The second step was prequalification—a systematic process for identifying all appropriate RFID subsystem components, including reading equipment and the associated RFID tag inlay. The process is used to identify two or more RFID tag inlays that either meet or exceed operating margin requirements—the minimum power required to activate a passive RFID inlay on a product at both the item- and case-levels, and the readability of each item—for all desired use RFID tag reading applications.

“New Sunshine shipped us several Designer Skin product samples to conduct testing on,” Manley says. “We set up RFID portals to test a number of different tags to see which tags worked best for the client’s products. Suntan lotions have physical properties that can make reading RFID tags difficult, so it was crucial we find a tag that was sensitive enough to work well with their products and containers. In addition, it was vital that the tag be able to withstand the heat tunnel in which the shrink wrap is applied to many of the Designer Skin high-density polyethylene bottles.”

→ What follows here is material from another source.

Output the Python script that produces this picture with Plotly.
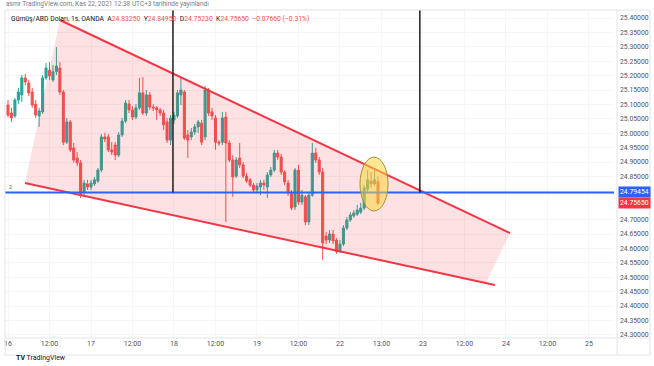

The Designer Skin product line consists of 14 different bottle shapes in a variety of sizes, ranging from 3.6 oz to 20 oz, with the majority of its bottles being 13.5 oz. “Not only was it critical that the RFID tag work properly with the tanning lotions and that we identify one tag size that is going to work across the range of bottle shapes and sizes, but also that the tag not intrude on the design of the package or label,” Matthews explains. “We are able to hide the RFID tag underneath the pressure-sensitive label or shrink wrap without having to give up valuable packaging real estate or impacting our brand image. This was a very important factor to us.”

With the RFID tag hidden behind the label or shrink wrap—applied horizontally to the wide bottles and vertically to the narrow bottles—an individual would have to cut off the pressure-sensitive label or shrink sleeve in order to remove the tag, making the product most likely un-resellable. “There’s no way to circumvent the system that we created,” Manley says. “This ensures product chain of custody.”

RFID Verification and Encoding

WS Packaging standardized one UHF Gen2 RFID inlay comprised of an Impinj Monza chip, antenna and a clear film substrate that is applied to a pressure-sensitive paper label. The RFID tags are produced, pre-encoded and tested at the WS Packaging facility in Algoma, Wisconsin, where the company enforces a thorough quality inspection process that sees that each incoming roll of RFID inlays is checked for bad inlays. WS Packaging ensures there are no duplicate inlays and that each is unique. Each finished tag is serialized and a log file is created for each one. The tags are then provided to New Sunshine on a master roll. The roll of tags is put into a label dispenser and applied by hand to each Designer Skin bottle, underneath the prime label or shrink wrap. “This system is robust and secure,” Manley says. “New Sunshine can have 100% confidence in the tags that WS Packaging provides to them. Each tag across all bottles, cases and pallets is unique. And if a product was subject to diversion, New Sunshine will be able to easily identify the source.”

“After finding the right tag for the different products, we reviewed New Sunshine’s business processes and mapped out the process flow,” Manley adds. “Then we identified the objectives of the RFID pilot and acceptance criteria, focusing on two key elements: does the system function as designed and did we deliver what we promised. We also identified the required RFID hardware, software and resources. Once New Sunshine approved the system design, we developed the necessary software and worked in a collaborative manner with the IT department at New Sunshine to ensure the RFID readers and database were up and running properly. Operator training was also conducted and completed. The system is simple in its operation.”

New Sunshine is rolling out the RFID tagging process in 2012 and will continue to add to it to its products in the future. “Through RFID technology we hope to better detect who is selling our products through unauthorized channels,” Matthews says. “We recognize diversion as a problem in our industry, and we want to be a part of the solution.”